Robert J Vogt
Robert J Vogt, M.A.
Johns Hopkins University, Department of the History of Art (september - november 2021)
PhD project : Spheres for the Senses: Medieval World-Making across the Mediterranean
Robert Vogt studied comparative literature and art history in Berlin, Paris, Munich, and Baltimore, where he currently is a PhD Candidate in the Department of the History of Art at Johns Hopkins University. Robert’s research centers on object studies and the arts of the medieval Mediterranean. His dissertation, “Spheres for the Senses: Medieval World-Making across the Mediterranean,” is primarily supervised by Nino Zchomelidse. Prior to joining the DFK, Robert was a doctoral fellow of the Department Gerhard Wolf at the Kunsthistorisches Institut in Florenz–Max-Planck-Institut, a visiting doctoral fellow at the Universität Hamburg, and a visiting scholar at Columbia University in the City of New York. He also worked as a journalist for ARTE and as a research assistant for the ENB-International Junior Research Group “Premodern Objects. An Archaeology of Experience” as well as the Max Planck Research Group “Objects in the Contact Zone. The Cross-Cultural Life of Things.”
Spheres for the Senses: Medieval World-Making across the Mediterranean
The project aims at the compilation and reevaluation of a seldom discussed group of premodern objects. Made around Rhine and Meuse as well as in the Levant from at least the 12th century onward, they are traditionally considered to be Islamic censers or Christian handwarmers. Yet, neither their cultural nor functional distinction withstands closer scrutiny. All of the more than 60 extant objects share a set of formal characteristics. They were made from copper alloys. They are spherical and consist of two pierced hemispheres that carry conceptually related images of the heavens, earthly nature, order, and history. What is more, each of the spheres held a gimbal system, which allowed for the continually horizontal suspension of a small receptacle that contained a heat source.
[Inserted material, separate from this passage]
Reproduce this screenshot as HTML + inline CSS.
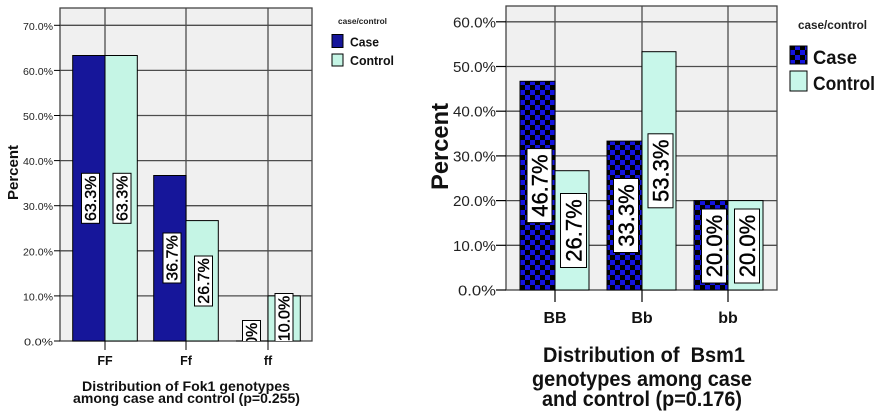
<!DOCTYPE html>
<html><head><meta charset="utf-8"><style>
html,body{margin:0;padding:0;background:#fff;}
svg{display:block;font-family:"Liberation Sans",Arial,sans-serif;}
</style></head><body>
<svg width="884" height="417" viewBox="0 0 884 417" xmlns="http://www.w3.org/2000/svg">
<defs>
<pattern id="chk" patternUnits="userSpaceOnUse" width="10" height="10" x="0" y="0">
<rect width="10" height="10" fill="#000"/>
<rect x="0" y="0" width="5" height="5" fill="#1414e0"/>
<rect x="5" y="5" width="5" height="5" fill="#1414e0"/>
</pattern>
<clipPath id="clipL"><rect x="60" y="8" width="252" height="333"/></clipPath>
<clipPath id="clipR"><rect x="506" y="6" width="271" height="284"/></clipPath>
</defs>
<rect width="884" height="417" fill="#fff"/>

<!-- LEFT CHART -->
<rect x="60" y="8" width="252" height="333" fill="#f0f0f0"/>
<g stroke="#4d4d4d" stroke-width="1.3">
<line x1="60" y1="295.9" x2="312" y2="295.9"/>
<line x1="60" y1="250.8" x2="312" y2="250.8"/>
<line x1="60" y1="205.7" x2="312" y2="205.7"/>
<line x1="60" y1="160.6" x2="312" y2="160.6"/>
<line x1="60" y1="115.5" x2="312" y2="115.5"/>
<line x1="60" y1="70.4" x2="312" y2="70.4"/>
<line x1="60" y1="25.3" x2="312" y2="25.3"/>
<line x1="105" y1="8" x2="105" y2="341"/>
<line x1="186" y1="8" x2="186" y2="341"/>
<line x1="268" y1="8" x2="268" y2="341"/>
</g>
<rect x="60" y="8" width="252" height="333" fill="none" stroke="#444" stroke-width="1.3"/>
<g stroke="#000" stroke-width="1">
<rect x="72.7" y="55.5" width="32.3" height="285.5" fill="#16169a"/>
<rect x="105" y="55.5" width="32.3" height="285.5" fill="#c5f5e5"/>
<rect x="153.7" y="175.5" width="32.3" height="165.5" fill="#16169a"/>
<rect x="186" y="220.6" width="32.3" height="120.4" fill="#c5f5e5"/>
<rect x="268" y="295.9" width="32.3" height="45.1" fill="#c5f5e5"/>
<line x1="236" y1="341" x2="268" y2="341"/>
</g>
<g clip-path="url(#clipL)" font-size="16" fill="#000">
<g transform="translate(90.5,198.3) rotate(-90)"><rect x="-25" y="-9" width="50" height="18" fill="#fff" stroke="#000"/><text x="0" y="5.7" text-anchor="middle" stroke="#000" stroke-width="0.4">63.3%</text></g>
<g transform="translate(122,198.3) rotate(-90)"><rect x="-25" y="-9" width="50" height="18" fill="#fff" stroke="#000"/><text x="0" y="5.7" text-anchor="middle" stroke="#000" stroke-width="0.4">63.3%</text></g>
<g transform="translate(172,258) rotate(-90)"><rect x="-25" y="-9" width="50" height="18" fill="#fff" stroke="#000"/><text x="0" y="5.7" text-anchor="middle" stroke="#000" stroke-width="0.4">36.7%</text></g>
<g transform="translate(203.5,281) rotate(-90)"><rect x="-25" y="-9" width="50" height="18" fill="#fff" stroke="#000"/><text x="0" y="5.7" text-anchor="middle" stroke="#000" stroke-width="0.4">26.7%</text></g>
<g transform="translate(251.5,341) rotate(-90)"><rect x="-20.5" y="-9" width="41" height="18" fill="#fff" stroke="#000"/><text x="0" y="5.7" text-anchor="middle" stroke="#000" stroke-width="0.4">0.0%</text></g>
<g transform="translate(284,318.5) rotate(-90)"><rect x="-25" y="-9" width="50" height="18" fill="#fff" stroke="#000"/><text x="0" y="5.7" text-anchor="middle" stroke="#000" stroke-width="0.4">10.0%</text></g>
</g>
<g stroke="#000" stroke-width="1">
<line x1="54" y1="341" x2="60" y2="341"/>
<line x1="54" y1="295.9" x2="60" y2="295.9"/>
<line x1="54" y1="250.8" x2="60" y2="250.8"/>
<line x1="54" y1="205.7" x2="60" y2="205.7"/>
<line x1="54" y1="160.6" x2="60" y2="160.6"/>
<line x1="54" y1="115.5" x2="60" y2="115.5"/>
<line x1="54" y1="70.4" x2="60" y2="70.4"/>
<line x1="54" y1="25.3" x2="60" y2="25.3"/>
<line x1="105" y1="341" x2="105" y2="350"/>
<line x1="186" y1="341" x2="186" y2="350"/>
<line x1="268" y1="341" x2="268" y2="350"/>
</g>
<g font-size="10.5" fill="#222" text-anchor="end">
<text x="53" y="345.5" textLength="29" lengthAdjust="spacingAndGlyphs">0.0%</text>
<text x="53" y="300.4" textLength="30" lengthAdjust="spacingAndGlyphs">10.0%</text>
<text x="53" y="255.3" textLength="30" lengthAdjust="spacingAndGlyphs">20.0%</text>
<text x="53" y="210.2" textLength="30" lengthAdjust="spacingAndGlyphs">30.0%</text>
<text x="53" y="165.1" textLength="30" lengthAdjust="spacingAndGlyphs">40.0%</text>
<text x="53" y="120" textLength="30" lengthAdjust="spacingAndGlyphs">50.0%</text>
<text x="53" y="74.9" textLength="30" lengthAdjust="spacingAndGlyphs">60.0%</text>
<text x="53" y="29.8" textLength="30" lengthAdjust="spacingAndGlyphs">70.0%</text>
</g>
<g font-size="12.5" font-weight="bold" fill="#111" text-anchor="middle">
<text x="105" y="365">FF</text>
<text x="186" y="365">Ff</text>
<text x="268" y="365">ff</text>
</g>
<text transform="translate(18,172.5) rotate(-90)" font-size="15" font-weight="bold" fill="#111" text-anchor="middle" textLength="55" lengthAdjust="spacingAndGlyphs">Percent</text>
<g font-size="13.5" font-weight="bold" fill="#111" text-anchor="middle">
<text x="186" y="391" textLength="208" lengthAdjust="spacingAndGlyphs">Distribution of Fok1 genotypes</text>
<text x="186.5" y="403" textLength="227" lengthAdjust="spacingAndGlyphs">among case and control (p=0.255)</text>
</g>
<text x="338" y="24" font-size="8.3" font-weight="bold" fill="#222" textLength="49" lengthAdjust="spacingAndGlyphs">case/control</text>
<rect x="332" y="34.5" width="11" height="13" fill="#16169a" stroke="#000"/>
<rect x="332" y="54" width="11" height="12" fill="#c5f5e5" stroke="#000"/>
<g font-size="12.5" font-weight="bold" fill="#111">
<text x="350" y="46.5" textLength="29" lengthAdjust="spacingAndGlyphs">Case</text>
<text x="350" y="65" textLength="44" lengthAdjust="spacingAndGlyphs">Control</text>
</g>

<!-- RIGHT CHART -->
<rect x="506" y="6" width="271" height="284" fill="#f0f0f0"/>
<g stroke="#4d4d4d" stroke-width="1.3">
<line x1="506" y1="245.3" x2="777" y2="245.3"/>
<line x1="506" y1="200.6" x2="777" y2="200.6"/>
<line x1="506" y1="155.9" x2="777" y2="155.9"/>
<line x1="506" y1="111.2" x2="777" y2="111.2"/>
<line x1="506" y1="66.5" x2="777" y2="66.5"/>
<line x1="506" y1="21.8" x2="777" y2="21.8"/>
<line x1="555" y1="6" x2="555" y2="290"/>
<line x1="642" y1="6" x2="642" y2="290"/>
<line x1="728" y1="6" x2="728" y2="290"/>
</g>
<rect x="506" y="6" width="271" height="284" fill="none" stroke="#444" stroke-width="1.3"/>
<g stroke="#000" stroke-width="1">
<rect x="520" y="81.3" width="35" height="208.7" fill="url(#chk)"/>
<rect x="555" y="170.7" width="34" height="119.3" fill="#c8f7ea"/>
<rect x="607" y="141.1" width="35" height="148.9" fill="url(#chk)"/>
<rect x="642" y="51.7" width="34" height="238.3" fill="#c8f7ea"/>
<rect x="694" y="200.6" width="34" height="89.4" fill="url(#chk)"/>
<rect x="728" y="200.6" width="35" height="89.4" fill="#c8f7ea"/>
</g>
<g clip-path="url(#clipR)" font-size="22" fill="#000">
<g transform="translate(539.5,185.6) rotate(-90)"><rect x="-37" y="-12.5" width="74" height="25" fill="#fff" stroke="#000"/><text x="0" y="7.9" text-anchor="middle" stroke="#000" stroke-width="0.4">46.7%</text></g>
<g transform="translate(573.5,230.5) rotate(-90)"><rect x="-37" y="-13" width="74" height="26" fill="#fff" stroke="#000"/><text x="0" y="7.9" text-anchor="middle" stroke="#000" stroke-width="0.4">26.7%</text></g>
<g transform="translate(626,215.5) rotate(-90)"><rect x="-37" y="-12.5" width="74" height="25" fill="#fff" stroke="#000"/><text x="0" y="7.9" text-anchor="middle" stroke="#000" stroke-width="0.4">33.3%</text></g>
<g transform="translate(660.5,170.8) rotate(-90)"><rect x="-37" y="-12.5" width="74" height="25" fill="#fff" stroke="#000"/><text x="0" y="7.9" text-anchor="middle" stroke="#000" stroke-width="0.4">53.3%</text></g>
<g transform="translate(714,246) rotate(-90)"><rect x="-37" y="-12.5" width="74" height="25" fill="#fff" stroke="#000"/><text x="0" y="7.9" text-anchor="middle" stroke="#000" stroke-width="0.4">20.0%</text></g>
<g transform="translate(747,246) rotate(-90)"><rect x="-37" y="-12.5" width="74" height="25" fill="#fff" stroke="#000"/><text x="0" y="7.9" text-anchor="middle" stroke="#000" stroke-width="0.4">20.0%</text></g>
</g>
<g stroke="#000" stroke-width="1.2">
<line x1="496" y1="290" x2="506" y2="290"/>
<line x1="496" y1="245.3" x2="506" y2="245.3"/>
<line x1="496" y1="200.6" x2="506" y2="200.6"/>
<line x1="496" y1="155.9" x2="506" y2="155.9"/>
<line x1="496" y1="111.2" x2="506" y2="111.2"/>
<line x1="496" y1="66.5" x2="506" y2="66.5"/>
<line x1="496" y1="21.8" x2="506" y2="21.8"/>
<line x1="555" y1="290" x2="555" y2="302"/>
<line x1="642" y1="290" x2="642" y2="302"/>
<line x1="728" y1="290" x2="728" y2="302"/>
</g>
<g font-size="14.5" fill="#222" text-anchor="end">
<text x="496" y="295.5" textLength="38" lengthAdjust="spacingAndGlyphs">0.0%</text>
<text x="496" y="250.8" textLength="43" lengthAdjust="spacingAndGlyphs">10.0%</text>
<text x="496" y="206.1" textLength="43" lengthAdjust="spacingAndGlyphs">20.0%</text>
<text x="496" y="161.4" textLength="43" lengthAdjust="spacingAndGlyphs">30.0%</text>
<text x="496" y="116.7" textLength="43" lengthAdjust="spacingAndGlyphs">40.0%</text>
<text x="496" y="72" textLength="43" lengthAdjust="spacingAndGlyphs">50.0%</text>
<text x="496" y="27.3" textLength="43" lengthAdjust="spacingAndGlyphs">60.0%</text>
</g>
<g font-size="16" font-weight="bold" fill="#111" text-anchor="middle">
<text x="555" y="323">BB</text>
<text x="642" y="323">Bb</text>
<text x="728" y="323">bb</text>
</g>
<text transform="translate(448,146.5) rotate(-90)" font-size="24" font-weight="bold" fill="#111" text-anchor="middle" textLength="87" lengthAdjust="spacingAndGlyphs">Percent</text>
<g font-size="21" font-weight="bold" fill="#111" text-anchor="middle">
<text x="644" y="362" textLength="202" lengthAdjust="spacingAndGlyphs" xml:space="preserve">Distribution of  Bsm1</text>
<text x="642" y="386" textLength="220" lengthAdjust="spacingAndGlyphs">genotypes among case</text>
<text x="642" y="406" textLength="200" lengthAdjust="spacingAndGlyphs">and control (p=0.176)</text>
</g>
<text x="798" y="29" font-size="11.5" font-weight="bold" fill="#222" textLength="69" lengthAdjust="spacingAndGlyphs">case/control</text>
<rect x="790" y="46" width="17" height="18" fill="url(#chk)" stroke="#000"/>
<rect x="790" y="71" width="17" height="20" fill="#c8f7ea" stroke="#000"/>
<g font-size="19" font-weight="bold" fill="#111">
<text x="813" y="64" textLength="44" lengthAdjust="spacingAndGlyphs">Case</text>
<text x="813" y="90" textLength="62" lengthAdjust="spacingAndGlyphs">Control</text>
</g>
</svg>
</body></html>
These objects were popular around the Mediterranean, were used by the educated and powerful, by nobles, clerics, and scholars alike. They were described in inventories and trade records as well as in poetry and visual art. And as the objects, written sources, and various contexts of use suggest, these spheres did not only serve narrowly functional but also a deeply sensual and symbolic purposes. In a series of case studies, which cut across traditional subdisciplinary boundaries, the project therefore explores the objects in relation to the contemporary reconceptualization of cosmos and creation, thereby repositioning the spheres as deeply sensual world-making devices.